The audit report of Moss Adams on the Company’s consolidated financial statements as of December 31, 2024 and 2023 and for the year ended December 31, 2024, six-month period ended December 31, 2023, and year ended June 30, 2023, did not contain an adverse opinion or a disclaimer of opinion, nor were they qualified or modified as to uncertainty, audit scope or accounting principles.
During the year ended December 31, 2024, six-month period ended December 31, 2023, and year ended June 30, 2023, and the subsequent interim period through June 3, 2025, there were no (a) disagreements with Moss Adams on any matter of accounting principles or practices, financial statement disclosure, or auditing scope or procedure, which, if not resolved to Moss Adams’ satisfaction, would have caused it to make reference to the subject matter of the disagreement in connection with its reports on the Company’s financial statements, or (b) reportable events requiring disclosure pursuant to Item 304(a)(1)(v) of Regulation S-K.

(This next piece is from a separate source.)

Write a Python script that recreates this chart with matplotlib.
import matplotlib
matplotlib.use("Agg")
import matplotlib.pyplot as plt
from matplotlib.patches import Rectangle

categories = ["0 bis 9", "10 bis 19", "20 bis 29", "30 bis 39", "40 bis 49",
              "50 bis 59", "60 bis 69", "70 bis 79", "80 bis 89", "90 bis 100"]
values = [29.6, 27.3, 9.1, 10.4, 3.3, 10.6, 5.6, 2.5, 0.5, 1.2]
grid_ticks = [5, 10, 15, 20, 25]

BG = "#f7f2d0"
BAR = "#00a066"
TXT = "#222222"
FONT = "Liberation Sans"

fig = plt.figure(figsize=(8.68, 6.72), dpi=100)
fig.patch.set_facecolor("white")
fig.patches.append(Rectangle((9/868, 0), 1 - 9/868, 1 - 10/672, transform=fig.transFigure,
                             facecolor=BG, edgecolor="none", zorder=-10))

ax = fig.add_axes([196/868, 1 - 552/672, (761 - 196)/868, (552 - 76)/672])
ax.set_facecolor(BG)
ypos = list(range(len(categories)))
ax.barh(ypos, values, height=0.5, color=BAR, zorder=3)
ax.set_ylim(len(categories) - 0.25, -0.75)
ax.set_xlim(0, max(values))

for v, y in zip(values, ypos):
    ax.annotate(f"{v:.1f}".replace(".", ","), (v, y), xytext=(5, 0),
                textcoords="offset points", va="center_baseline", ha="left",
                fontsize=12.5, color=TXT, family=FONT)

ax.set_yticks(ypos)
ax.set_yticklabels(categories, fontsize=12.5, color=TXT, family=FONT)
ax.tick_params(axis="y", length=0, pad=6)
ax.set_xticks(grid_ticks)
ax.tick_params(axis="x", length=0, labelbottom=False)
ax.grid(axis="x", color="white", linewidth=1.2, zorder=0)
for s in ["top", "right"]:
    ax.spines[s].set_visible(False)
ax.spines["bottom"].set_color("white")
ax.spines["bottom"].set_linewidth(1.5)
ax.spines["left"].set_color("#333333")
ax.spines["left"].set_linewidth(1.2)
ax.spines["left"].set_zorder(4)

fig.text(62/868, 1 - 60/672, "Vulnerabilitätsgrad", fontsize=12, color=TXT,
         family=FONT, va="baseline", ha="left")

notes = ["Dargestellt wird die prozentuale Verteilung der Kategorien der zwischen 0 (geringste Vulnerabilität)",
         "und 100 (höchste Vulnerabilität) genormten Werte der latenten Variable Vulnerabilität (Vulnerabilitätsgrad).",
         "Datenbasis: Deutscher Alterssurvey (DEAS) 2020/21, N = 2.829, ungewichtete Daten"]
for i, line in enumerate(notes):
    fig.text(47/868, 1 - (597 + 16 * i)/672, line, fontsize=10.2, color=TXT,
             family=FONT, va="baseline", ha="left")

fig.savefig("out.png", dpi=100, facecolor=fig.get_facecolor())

During the year ended December 31, 2024, six-month period ended December 31, 2023, and year ended June 30, 2023, and the subsequent interim period through the date of this Current Report on Form 8-K, neither the Company, nor anyone on its behalf, consulted with Baker Tilly regarding: (i) either the application of accounting principles to a specified transaction, either completed or proposed, or the type of audit opinion that might be rendered on the Company’s financial statements; or (ii) any matter that was either the subject of a “disagreement,” as defined in Item 304(a)(1)(iv) of Regulation S-K and the related instructions to that item, or a “reportable event,” as described in Item 304(a)(1)(v) of Regulation S-K.
The Company provided Moss Adams with a copy of this Current Report on Form 8-K prior to its filing with the Securities and Exchange Commission (the “Commission”) and requested that Moss Adams furnish the Company with a letter addressed to the Commission stating whether it agrees with the above statements and, if it does not agree, the respects in which it does not agree. A copy of Moss Adams’ letter to the Commission, dated June 3, 2025, was filed as Exhibit 16.1 to the Current Report on Form 8-K filed by the Company on June 5, 2025.
With respect to Proposal 2 included in the Proxy Statement, to ratify the appointment of Moss Adams LLP as our independent registered public accounting firm for the fiscal year ending December 31, 2025, we will consider an affirmative vote “For” Proposal 2 as a vote “For” ratification of Baker Tilly as the successor accounting firm following the merger and a vote “Against” Proposal 2 as a vote “Against” ratification of Baker Tilly as the successor accounting firm following the merger. Abstentions are considered shares present and entitled to vote on Proposal 2, and thus, will have the same effect as a vote “Against” the proposal.
Proxy voting instructions already returned by stockholders will remain valid and will be voted at the Annual Meeting unless revoked. Important information regarding how to vote your shares and how to change votes already cast is available in the Proxy Statement.